The show also dealt with the women who’ve come forward and said Biden made them feel “uncomfortable” by hugging them (which I believe is a direct result of Biden having come of age in the early 1970’s, at the height of the so-called “Human Potential Movement,” one of whose precepts was that people were overly protective of their personal space and needed to break that down and build bonds of trust by hugging each other more; the show featured a clip from Biden himself acknowledging that “the rules have changed” about that sort of personal contact). It did not mention Tara Reade, who in 2018 was one of the women who claimed Biden was “too huggy” but in 2020 expanded that allegation and claimed that Biden had out-and-out raped her with his finger in a Senate hallway.

The show detailed other controversies surrounding Biden, including his double flip-flop on the wars in Iraq (voting against Bush I’s request for an “Authorization to Use Military Force” in 1991, supporting Bush II’s similar and even more thinly justified request in 2002, and then saying that vote had been a “mistake”), and it gave a rather odd account of his decision not to run for President in 2016 -- when he would have been a stronger candidate than Hillary Clinton and might have been able to spare us the horrors of the Trump Presidency. The explanation Biden gave at the time was he was still in mourning for his son Beau -- though the media also reported that on his deathbed Beau had told his father to run -- but the story we got on this program was that Biden had decided not to run because Hillary Clinton had already lined up too many of the big donors and endorsers for him to have a shot.

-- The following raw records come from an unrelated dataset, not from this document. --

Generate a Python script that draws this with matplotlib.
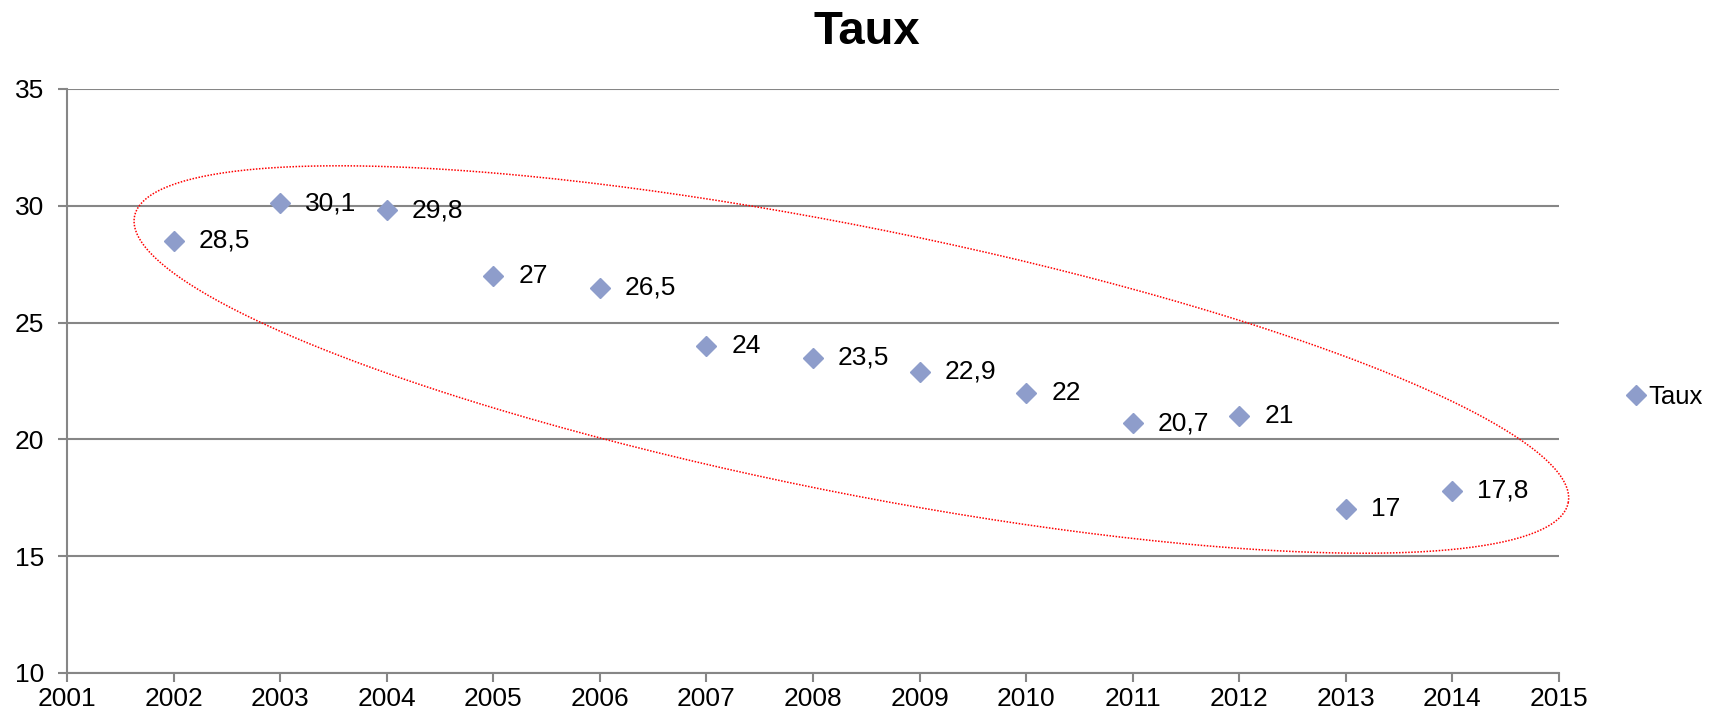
import numpy as np
import matplotlib.pyplot as plt

plt.rcParams['font.family'] = ['Liberation Sans', 'DejaVu Sans']

# data
years = [2002, 2003, 2004, 2005, 2006, 2007, 2008, 2009, 2010, 2011, 2012, 2013, 2014]
taux = [28.5, 30.1, 29.8, 27, 26.5, 24, 23.5, 22.9, 22, 20.7, 21, 17, 17.8]
x_ticks = list(range(2001, 2016))
y_ticks = [10, 15, 20, 25, 30, 35]

# ellipse annotation (centre in data units, semi-axes in pixels, angle in degrees)
ell_center = (2008.36, 23.42)
ell_axes_px = (731, 133)
ell_angle = -11.3

grey = '#868686'
mcol = '#8E9DCB'

fig = plt.figure(figsize=(17.22, 7.18), dpi=100)
ax = fig.add_axes([67/1722, 45/718, 1492/1722, 584/718])

ax.plot(years, taux, linestyle='none', marker='D', markersize=10,
        color=mcol, label='Taux', zorder=3)
for x, y in zip(years, taux):
    ax.annotate(('%g' % y).replace('.', ','), (x, y), xytext=(18, 0),
                textcoords='offset points', va='center', ha='left', fontsize=19)

ax.set_xlim(2001, 2015)
ax.set_ylim(10, 35)
ax.set_xticks(x_ticks)
ax.set_yticks(y_ticks)
ax.tick_params(labelsize=19, color=grey, width=1.5, length=6.5, direction='out')
ax.tick_params(axis='y', pad=10)
ax.tick_params(axis='x', pad=3.5)
ax.grid(axis='y', color=grey, linewidth=1.5)
ax.set_axisbelow(True)
for s in ['top', 'right']:
    ax.spines[s].set_visible(False)
for s in ['left', 'bottom']:
    ax.spines[s].set_color(grey)
    ax.spines[s].set_linewidth(1.5)

# dotted red ellipse
px_x = 1492 / 14.0
px_y = 584 / 25.0
t = np.linspace(0, 2 * np.pi, 400)
th = np.deg2rad(ell_angle)
a, b = ell_axes_px
dx = a * np.cos(t) * np.cos(th) - b * np.sin(t) * np.sin(th)
dy = a * np.cos(t) * np.sin(th) + b * np.sin(t) * np.cos(th)
ax.plot(ell_center[0] + dx / px_x, ell_center[1] + dy / px_y,
        color='red', linestyle=(0, (1, 1)), linewidth=1.1, clip_on=False)

fig.text(867/1722, 1 - 44/718, 'Taux', fontsize=34, fontweight='bold',
         ha='center', va='baseline')

fig.legend(loc='center left', bbox_to_anchor=(1628/1722, 1 - 397/718),
           frameon=False, fontsize=18.5, handlelength=0.6, handletextpad=0.2,
           borderaxespad=0, borderpad=0)

fig.savefig('out.png', dpi=100)
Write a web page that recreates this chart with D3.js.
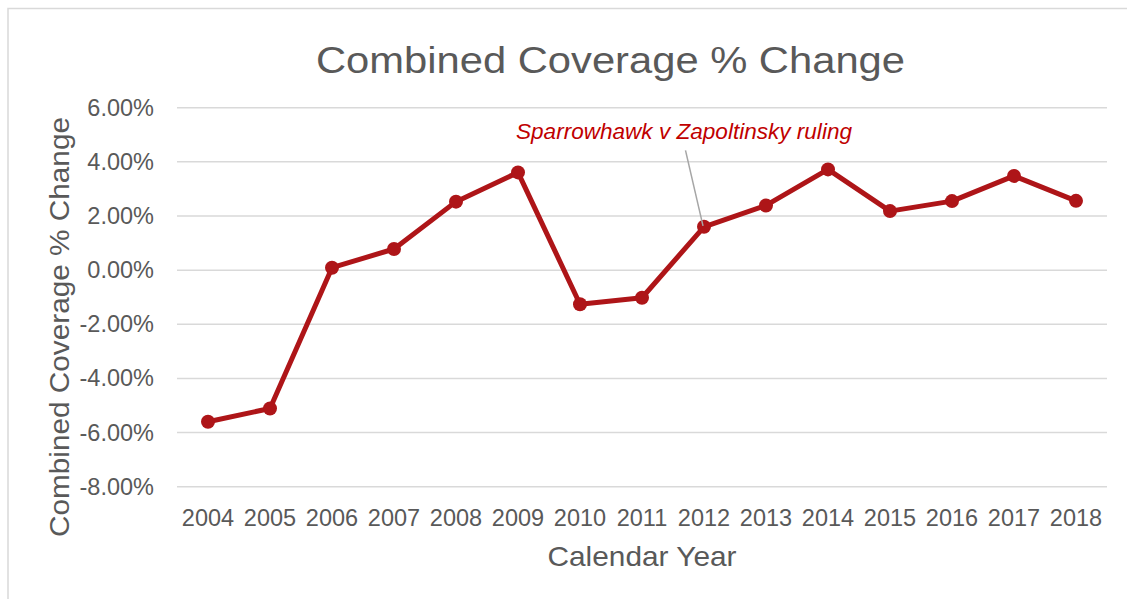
<!DOCTYPE html>
<html>
<head>
<meta charset="utf-8">
<script src="https://cdn.jsdelivr.net/npm/d3@7"></script>
<style>
  html, body { margin: 0; padding: 0; background: #ffffff; }
  svg { display: block; }
  text { font-family: "Liberation Sans", Arial, sans-serif; fill: #595959; }
</style>
</head>
<body>
<svg id="chart" width="1127" height="599"></svg>
<script>
// ---- data ----
const years = ["2004","2005","2006","2007","2008","2009","2010","2011","2012","2013","2014","2015","2016","2017","2018"];
const changePct = [-5.60, -5.11, 0.09, 0.78, 2.53, 3.61, -1.26, -1.02, 1.60, 2.39, 3.72, 2.18, 2.55, 3.48, 2.56];
const yTicks = [-8, -6, -4, -2, 0, 2, 4, 6];
const chartTitle = "Combined Coverage % Change";
const yAxisTitle = "Combined Coverage % Change";
const xAxisTitle = "Calendar Year";
const annotationYear = "2012";
const annotationText = "Sparrowhawk v Zapoltinsky ruling";

// ---- layout ----
const svg = d3.select("#chart");
const plot = { left: 177, right: 1107, top: 107.7, bottom: 486.7 };
const lineColor = "#ae1518";
const gridColor = "#d9d9d9";

const x = d3.scaleBand().domain(years).range([plot.left, plot.right]);
const y = d3.scaleLinear().domain([-8, 6]).range([plot.bottom, plot.top]);

// outer border (extends beyond right/bottom of picture)
svg.append("rect")
  .attr("x", 8).attr("y", 8.5).attr("width", 1140).attr("height", 620)
  .attr("fill", "none").attr("stroke", gridColor).attr("stroke-width", 1.5);

// title
svg.append("text")
  .attr("x", (316 + 905) / 2).attr("y", 73)
  .attr("text-anchor", "middle")
  .attr("font-size", 36)
  .attr("textLength", 589).attr("lengthAdjust", "spacingAndGlyphs")
  .text(chartTitle);

// gridlines
svg.append("g")
  .selectAll("line")
  .data(yTicks)
  .join("line")
  .attr("x1", plot.left).attr("x2", plot.right)
  .attr("y1", d => y(d)).attr("y2", d => y(d))
  .attr("stroke", gridColor).attr("stroke-width", 1.5);

// y axis
const yAxis = svg.append("g")
  .attr("transform", `translate(${plot.left},0)`)
  .call(d3.axisLeft(y).tickValues(yTicks).tickSize(0).tickPadding(23)
    .tickFormat(d => d.toFixed(2) + "%"));
yAxis.select(".domain").remove();
yAxis.selectAll("text")
  .attr("font-size", 23.5)
  .attr("font-family", "Liberation Sans, Arial, sans-serif")
  .attr("fill", "#595959");

// x axis
const xAxis = svg.append("g")
  .attr("transform", `translate(0,${plot.bottom})`)
  .call(d3.axisBottom(x).tickSize(0).tickPadding(0));
xAxis.select(".domain").remove();
xAxis.selectAll("text")
  .attr("dy", null)
  .attr("y", 526 - plot.bottom)
  .attr("font-size", 23.5)
  .attr("font-family", "Liberation Sans, Arial, sans-serif")
  .attr("fill", "#595959");

// axis titles
svg.append("text")
  .attr("transform", `translate(69,327) rotate(-90)`)
  .attr("text-anchor", "middle")
  .attr("font-size", 28)
  .attr("textLength", 420).attr("lengthAdjust", "spacingAndGlyphs")
  .text(yAxisTitle);

svg.append("text")
  .attr("x", (plot.left + plot.right) / 2).attr("y", 566)
  .attr("text-anchor", "middle")
  .attr("font-size", 28)
  .attr("textLength", 189).attr("lengthAdjust", "spacingAndGlyphs")
  .text(xAxisTitle);

// line + markers
const cx = d => x(d) + x.bandwidth() / 2;
const pts = years.map((yr, i) => ({ yr, v: changePct[i] }));
svg.append("path")
  .datum(pts)
  .attr("fill", "none")
  .attr("stroke", lineColor)
  .attr("stroke-width", 5)
  .attr("stroke-linejoin", "round")
  .attr("d", d3.line().x(d => cx(d.yr)).y(d => y(d.v)));

svg.append("g")
  .selectAll("circle")
  .data(pts)
  .join("circle")
  .attr("cx", d => cx(d.yr)).attr("cy", d => y(d.v))
  .attr("r", 7)
  .attr("fill", lineColor);

// annotation
const ai = years.indexOf(annotationYear);
const ax = cx(annotationYear), ay = y(changePct[ai]);
svg.append("line")
  .attr("x1", ax - 18.5).attr("y1", ay - 76.5)
  .attr("x2", ax - 1).attr("y2", ay - 1)
  .attr("stroke", "#a6a6a6").attr("stroke-width", 1.5);
svg.append("text")
  .attr("x", 516).attr("y", 139)
  .attr("font-size", 22)
  .attr("font-style", "italic")
  .attr("textLength", 336).attr("lengthAdjust", "spacingAndGlyphs")
  .style("fill", "#c00000")
  .text(annotationText);
</script>
</body>
</html>
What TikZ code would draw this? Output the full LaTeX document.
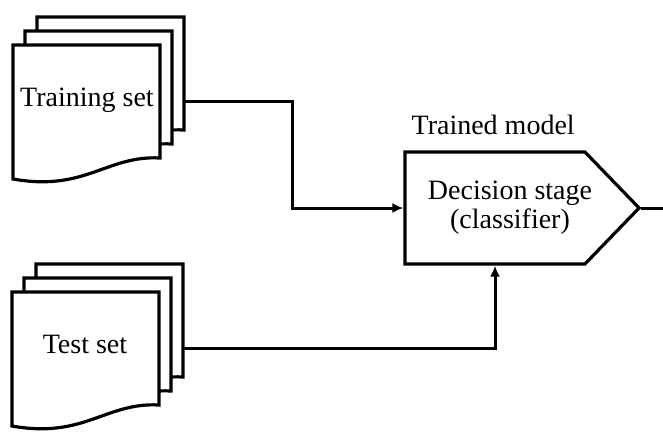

And of course the show detailed Hunter Biden’s scapegrace antics in Ukraine (even when both were still alive Hunter quite obviously lived in Beau’s shadow, and once Beau died so tragically it was even more a case of “Dad always liked you best!”), though the CNN documentarians flatly rejected the obvious parallel between what Biden did in Ukraine in 2015 (threatening to withhold U.S. aid unless the Ukrainian President fired the state prosecutor who was investigating the Ukranian energy company on whose board Hunter Biden sat) and what Trump did in 2019 (threatening to withhold aid from a later Ukrainian President unless he reinstated the Hunter Biden investigation).

The CNN documentary on Biden portrayed him as a man with personal flaws and one who’s made political mistakes, but -- once again in stark, though unspoken, contrast to the current President -- one who will admit to them, apologize for them (even though the modern-day Anita Hill doesn’t think Biden’s apology to her went far enough -- still, she’s willing to vote for him, especially considering the alternative!) and change his mind on contentious issues like criminal justice reform (it was Biden who pushed through a lot of the nastiest “tough-on-crime” bills of the 1970’s, 1980’s and 1990’s that led to the mass incarceration of Americans in general and African-Americans in particular) instead of clinging to the views of his youth as eternal verities, unchallengeable by anything as prosaic as facts or reason, like Donald Trump does!